Saturday, January 14, 2006
Processing realtime data from LaBrea
Since I'm stuck at The Hospital, and The Hospital doesn't have wireless, I might as well work on the real-time LaBrea data processing program. Loaded up the laptop with program fragments and libraries I may need and brought along my copy of Advanced Programming in the Unix® Environment by W. Richard Stevens, and am coding up a storm.
And yes, I'm coding this up in C. Not like I'm going anywhere in the next couple of days.
LaBrea spits out lines like:
1136832897 Initial Connect - tarpitting: 82.240.204.251 3334 -> XXX.XXX.XXX.XXX * 1136832897 Initial Connect - tarpitting: 82.240.204.251 3339 -> XXX.XXX.XXX.XXX 139 1136832897 Persist Trapping: 82.240.204.251 3334 -> XXX.XXX.XXX.XXX 445 * 1136832898 Persist Activity: 216.248.36.242 45285 -> XXX.XXX.XXX.XXX 135 1136832898 Persist Activity: 216.248.36.242 34589 -> XXX.XXX.XXX.XXX 135 * 1136832898 Persist Activity: 216.211.61.158 3862 -> XXX.XXX.XXX.XXX 135 1136832898 Persist Activity: 211.236.205.138 4459 -> XXX.XXX.XXX.XXX 139 *
There's some other stuff that's logged, but I'm primarily looking for lines like the above. Which means the information I can store will look something like:
struct tprecord { IP src; Port sport; IP dest; Port dport; time_t start; /* first time we see src:sport-dest:dport */ time_t last; /* time of last activity of src:sport-dest:dport */ size_t packets; };
Now, since we'll be handling a lot of connections, we need to store these
structures in a way that is easy to search through. Could use a hash table,
and we are keying off the src:sport→dest:dport
tuple, and
that's 10 bytes of pretty much random binary data, which is good for this
type of thing. But it's an open ended hash, not knowing how many entries
we'll be handling. There are several methods to handle overflows in a hash
table, but that still means at some point doing a linear search, and then
there's the overhead of having a hash table.
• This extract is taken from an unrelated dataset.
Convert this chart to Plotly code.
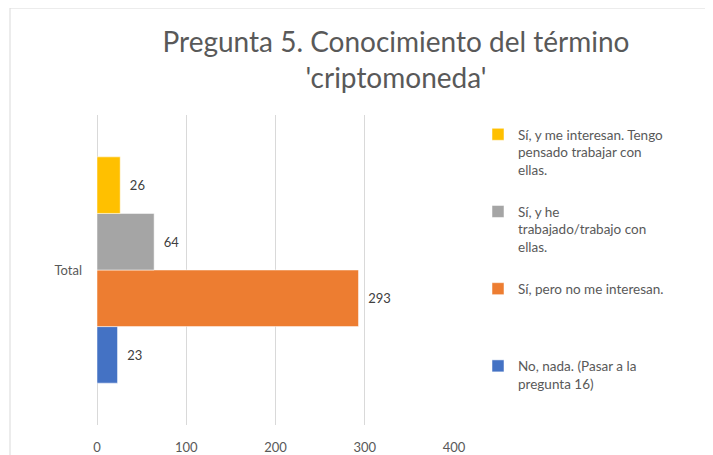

There's also storing the data in a tree. In fact, I even have code in C to manage a balanced tree (taken from Knuth). But the downside is—I only have code to add to the tree, not to delete from it. And it was hard enough to write as is.
And there's still the overhead of maintaining a tree structure.
So I'm using arrays. Less overhead and straightforward to manage. The only trick is keeping the array sorted in some order, but as long as you compare the structures in a consistent manner, that's not really an issue (and by the way, I'm sorting by source address, port, destination address and port, in that order).
To make it even easier, I have an array of structures (see above), and an array of pointers to said structures, and it's the pointer based array that is sorted (since it's faster to swap pointers than swap whole structures). And once sorted, you can use a binary search to find the record.
The default binary search in C, bsearch()
, returns either a
pointer to the found record, or NULL
if not found. Good for
most uses, but not quite what I want. In addition to either finding the
record or not, I'd also like to know where in the array the record
was found, and if not, where it would appear if it was in the
array. And C's bsearch()
does not return the index.
Why do I want that?
My thinking is that if the search (reguardless of what type of search it is) didn't find the record in a sorted array, it has the information as to where the missing record should be. And with the information as to where, it would be “trivial” to add the record at the right point in the array.
And that beats adding the new record at the end, and restorting (C's
qsort()
is Quick Sort, which on average is O(n lg
n)
running time, but the worse case is O(n2)
and the worst case is then the array is mostly sorted to begin with, which
is why I'd rather not resort after each addition).
And try as I might, I could not get a binary search to work that would also return the index. For now, I replaced the search with a linear search, until I can comb through some reference materials at home.
The other problem I'm having is the array manipulation code doesn't quite work. When the program starts, it has space to store X records. If it runs out of space, it increases the size of the various arrays until it hits some large number of records, then it will go through, purge records fitting some criteria.
Only it's not working properly.
Got a lot of work done on the program though, and it was nice to get into The Zone (even with a headache). At this point, I'm headed home for sleep and what looks to be yet another day at The Hospital.